Exercise details: Search the material for "with" and show all lines that contain it.

Excerpted data:

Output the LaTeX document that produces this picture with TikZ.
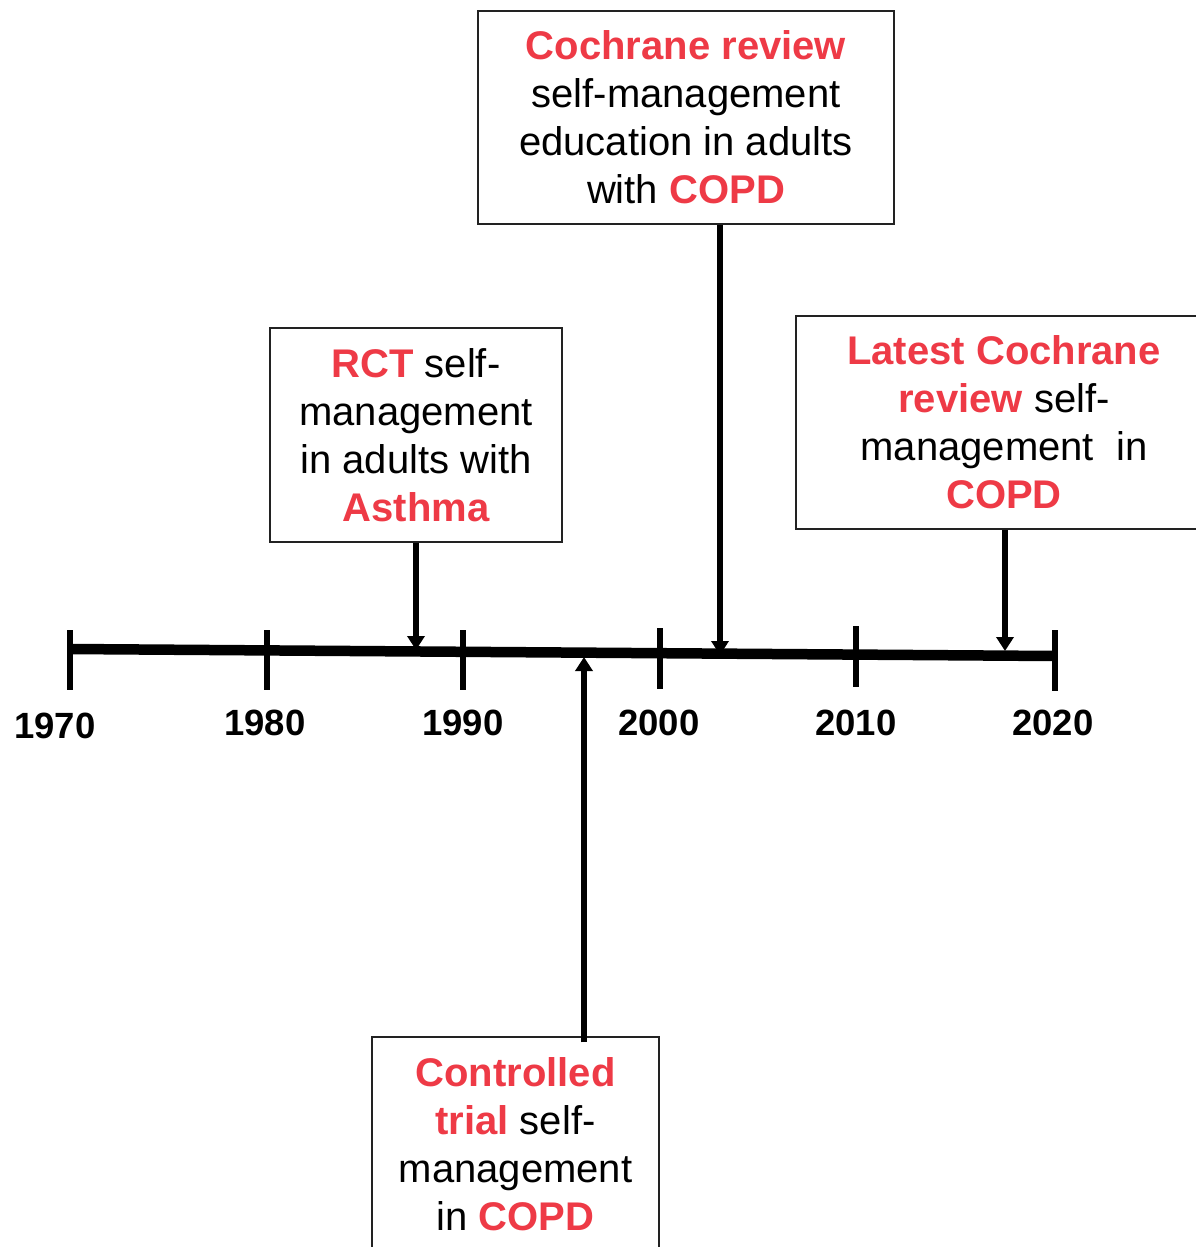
\documentclass[tikz,border=0pt]{standalone}
\usepackage{fontspec}
\setmainfont{Liberation Sans}
\usetikzlibrary{arrows.meta,calc}
\definecolor{hired}{HTML}{EE3A46}
\definecolor{boxline}{HTML}{222222}
\newcommand{\hl}[1]{{\bfseries\color{hired}#1}}
\tikzset{
  evbox/.style={draw=boxline, line width=1.3bp, inner sep=0pt, align=center,
    font=\fontsize{40bp}{48bp}\selectfont},
  yearlbl/.style={font=\fontsize{36.5bp}{40bp}\selectfont\bfseries, inner sep=0pt},
  axisline/.style={line width=10.5bp},
  tickline/.style={line width=6bp},
  evarrow/.style={line width=5.5bp, -{Triangle[width=17bp,length=14bp]}}
}
\begin{document}
\begin{tikzpicture}[x=1bp,y=-1bp]
\useasboundingbox (0,0) rectangle (1196,1247);
\clip (0,0) rectangle (1196,1247);
\fill[white] (0,0) rectangle (1196,1247);

% timeline
\coordinate (ax0) at (70,649);
\coordinate (ax1) at (1055,656);
\draw[axisline] (ax0) -- (ax1);
\draw[tickline] (70,630) -- (70,690);
\draw[tickline] (267,630) -- (267,690);
\draw[tickline] (463,630) -- (463,690);
\draw[tickline] (660,628) -- (660,689);
\draw[tickline] (856,626) -- (856,687);
\draw[tickline] (1055,630) -- (1055,691);

\node[yearlbl] (y1970) at (55,726) {1970};
\node[yearlbl] (y1980) at (265,723) {1980};
\node[yearlbl] (y1990) at (463,723) {1990};
\node[yearlbl] (y2000) at (659,723) {2000};
\node[yearlbl] (y2010) at (856,723) {2010};
\node[yearlbl] (y2020) at (1053,723) {2020};

% boxes
\node[evbox, minimum width=416bp, minimum height=213bp] (cochrane) at (686,117.5)
  {\hl{Cochrane review}\\ self-management\\ education in adults\\ with \hl{COPD}};
\node[evbox, minimum width=292bp, minimum height=214bp] (rct) at (416,435)
  {\hl{RCT} self-\\ management\\ in adults with\\ \hl{Asthma}};
\node[evbox, minimum width=416bp, minimum height=213bp] (latest) at (1004,422.5)
  {\hl{Latest Cochrane}\\ \hl{review} self-\\ management\ \ in\\ \hl{COPD}};
\node[evbox, minimum width=287bp, minimum height=215bp] (ctrl) at (515.5,1144.5)
  {\hl{Controlled}\\ \hl{trial} self-\\ management\\ in \hl{COPD}};

% arrow targets on the timeline
\coordinate (tRCT) at (416,650);
\coordinate (tCoch) at (720,655);
\coordinate (tLat) at (1005,651);
\coordinate (tCtrl) at (584,657);

\draw[evarrow] (tRCT |- rct.south) -- (tRCT);
\draw[evarrow] (tCoch |- cochrane.south) -- (tCoch);
\draw[evarrow] (tLat |- latest.south) -- (tLat);
\draw[evarrow] ($(tCtrl |- ctrl.north)+(0,6)$) -- (tCtrl);
\end{tikzpicture}
\end{document}
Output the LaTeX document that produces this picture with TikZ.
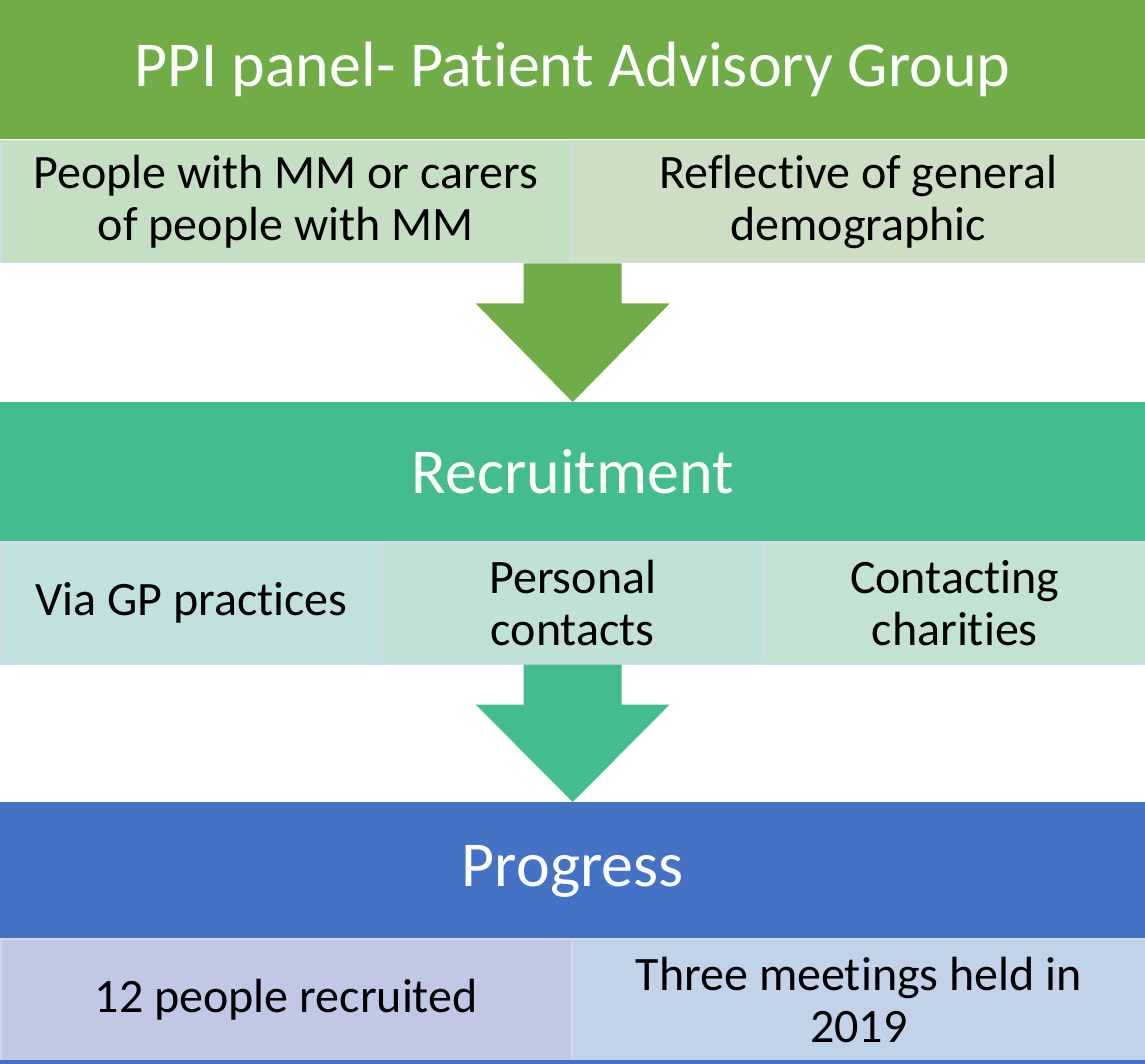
\documentclass[tikz,border=0pt]{standalone}
\usepackage{fontspec}
\setmainfont[Ligatures=NoCommon]{Carlito}
\usetikzlibrary{positioning,calc}
\definecolor{hdrgreen}{RGB}{112,173,71}
\definecolor{hdrteal}{RGB}{68,189,142}
\definecolor{hdrblue}{RGB}{68,114,196}
\definecolor{cellgreenA}{RGB}{197,223,195}
\definecolor{cellgreenB}{RGB}{204,222,196}
\definecolor{cellaquaA}{RGB}{192,225,223}
\definecolor{cellaquaB}{RGB}{192,225,216}
\definecolor{cellaquaC}{RGB}{194,226,210}
\definecolor{cellblueA}{RGB}{191,201,230}
\definecolor{cellblueB}{RGB}{192,211,232}
\definecolor{cellline}{RGB}{212,216,236}

\tikzset{
  hdr/.style={anchor=north west,minimum width=1145,minimum height=139,inner sep=0pt,
    text=white,font=\fontsize{64}{70}\selectfont},
  cell/.style={anchor=north west,minimum height=122,inner sep=0pt,draw=cellline,
    line width=1.5pt,align=center,font=\fontsize{48}{52}\selectfont},
}
% block arrow from a base point down to a tip
\newcommand{\blockarr}[3]{%
  \fill[#3] ($(#1)+(-49,0)$) -- ($(#1)+(49,0)$) -- ($(#1)+(49,40)$) -- ($(#1)+(97,40)$)
    -- (#2) -- ($(#1)+(-97,40)$) -- ($(#1)+(-49,40)$) -- cycle;}

\begin{document}
\begin{tikzpicture}[x=1pt,y=-1pt]
\useasboundingbox (0,0) rectangle (1145,1064);
\node[hdr,fill=hdrgreen] (ppi) at (0,0) {PPI panel- Patient Advisory Group};
\node[cell,fill=cellgreenA,minimum width=570] (ppiL) at (0,140) {People with MM or carers\\of people with MM};
\node[cell,fill=cellgreenB,minimum width=575] (ppiR) at (570,140) {Reflective of general\\demographic};

\node[hdr,fill=hdrteal] (rec) at (0,402) {Recruitment};
\node[cell,fill=cellaquaA,minimum width=381] (recL) at (0,541) {Via GP practices};
\node[cell,fill=cellaquaB,minimum width=382] (recM) at (381,541) {Personal\\contacts};
\node[cell,fill=cellaquaC,minimum width=382] (recR) at (763,541) {Contacting\\charities};

\node[hdr,fill=hdrblue] (prog) at (0,802) {Progress};
\node[cell,fill=cellblueA,minimum width=571] (progL) at (0,938) {12 people recruited};
\node[cell,fill=cellblueB,minimum width=574] (progR) at (571,938) {Three meetings held in\\2019};
\fill[hdrblue] (0,1060) rectangle (1145,1064);

\coordinate (base1) at (ppi.south |- ppiL.south);
\coordinate (base2) at (rec.south |- recM.south);
\blockarr{base1}{rec.north}{hdrgreen}
\blockarr{base2}{prog.north}{hdrteal}
\end{tikzpicture}
\end{document}
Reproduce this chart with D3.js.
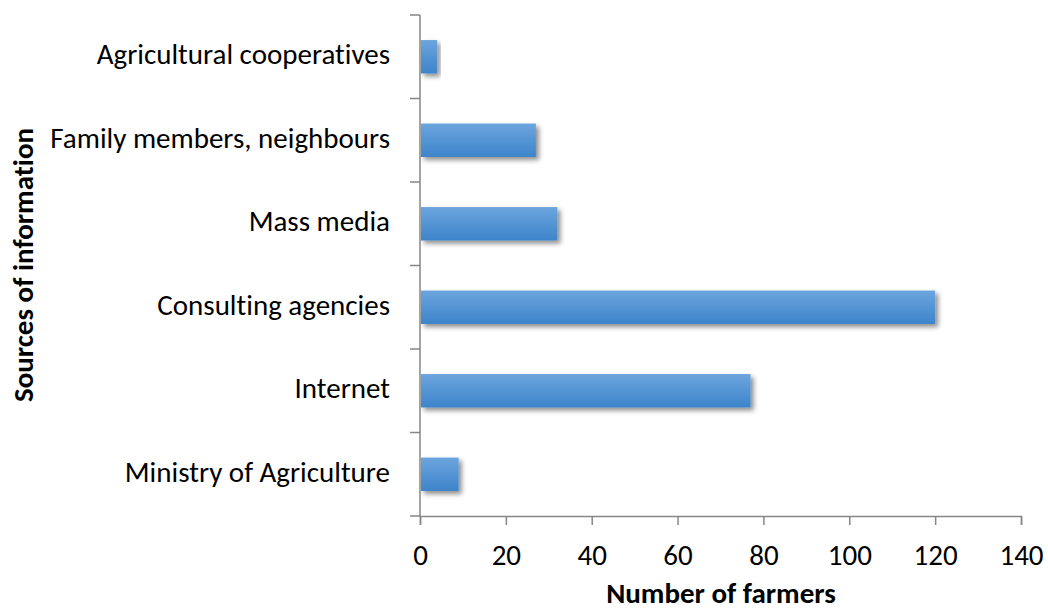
<!DOCTYPE html>
<html><head><meta charset="utf-8">
<script src="https://cdn.jsdelivr.net/npm/d3@7"></script>
<style>body{margin:0;background:#fff}svg{display:block}text{font-variant-ligatures:none;font-feature-settings:"liga" 0}</style>
</head><body>
<svg id="c" width="1048" height="610"></svg>
<script>
const categories = ["Agricultural cooperatives","Family members, neighbours","Mass media","Consulting agencies","Internet","Ministry of Agriculture"];
const values = [4, 27, 32, 120, 77, 9];
const xTicks = [0,20,40,60,80,100,120,140];
const xTitle = "Number of farmers";
const yTitle = "Sources of information";

const svg = d3.select("#c");
const font = "Carlito, Calibri, 'Open Sans', sans-serif";
const defs = svg.append("defs");
const g = defs.append("linearGradient").attr("id","bg").attr("x1",0).attr("y1",0).attr("x2",0).attr("y2",1);
g.append("stop").attr("offset","0%").attr("stop-color","#6ca5de");
g.append("stop").attr("offset","100%").attr("stop-color","#3d84ca");
const f = defs.append("filter").attr("id","sh").attr("x","-10%").attr("y","-20%").attr("width","130%").attr("height","160%");
f.append("feDropShadow").attr("dx",3).attr("dy",3).attr("stdDeviation",2.5).attr("flood-color","#000").attr("flood-opacity",0.45);

const x = d3.scaleLinear().domain([0,140]).range([420,1021]);
const y = d3.scaleBand().domain(categories).range([15,516]).paddingInner(0.6).paddingOuter(0.3);

svg.append("g").selectAll("rect").data(categories).join("rect")
  .attr("x", x(0)+1)
  .attr("y", d=>y(d))
  .attr("width", (d,i)=>x(values[i])-x(0)-1)
  .attr("height", y.bandwidth())
  .attr("fill","url(#bg)")
  .attr("filter","url(#sh)");

const axisColor = "#868686";
const ya = svg.append("g");
ya.append("line").attr("x1",420).attr("x2",420).attr("y1",15).attr("y2",516).attr("stroke",axisColor).attr("stroke-width",1.5);
const bounds = categories.map(c=>y(c)-y.step()*y.paddingInner()/2).concat([516]);
ya.selectAll("line.t").data(bounds).join("line").attr("class","t")
  .attr("x1",410).attr("x2",420).attr("y1",d=>d).attr("y2",d=>d).attr("stroke",axisColor).attr("stroke-width",1.5);
ya.selectAll("text").data(categories).join("text")
  .attr("x",390).attr("y",d=>y(d)+y.bandwidth()/2).attr("dy","0.25em")
  .attr("text-anchor","end").attr("font-family",font).attr("font-size",29).attr("fill","#000").text(d=>d);

const xa = svg.append("g").attr("transform","translate(0,516)");
const xAxis = d3.axisBottom(x).tickValues(xTicks).tickSize(9).tickPadding(19).tickFormat(d3.format("d"));
xa.call(xAxis);
xa.select(".domain").attr("stroke",axisColor).attr("stroke-width",1.5);
xa.selectAll(".tick line").attr("stroke",axisColor).attr("stroke-width",1.5);
xa.selectAll(".tick text").attr("font-family",font).attr("font-size",29).attr("fill","#000");

svg.append("text").attr("x",721).attr("y",603).attr("text-anchor","middle")
  .attr("font-family",font).attr("font-weight","bold").attr("font-size",29).text(xTitle);
svg.append("text").attr("transform","translate(33,265) rotate(-90)").attr("text-anchor","middle")
  .attr("font-family",font).attr("font-weight","bold").attr("font-size",29).text(yTitle);
</script>
</body></html>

Solution to this task:
Output the LaTeX document that produces this picture with TikZ.
  {\hl{Cochrane review}\\ self-management\\ education in adults\\ with \hl{COPD}};
  {\hl{RCT} self-\\ management\\ in adults with\\ \hl{Asthma}};
Output the LaTeX document that produces this picture with TikZ.
\node[cell,fill=cellgreenA,minimum width=570] (ppiL) at (0,140) {People with MM or carers\\of people with MM};
Reproduce this chart with D3.js.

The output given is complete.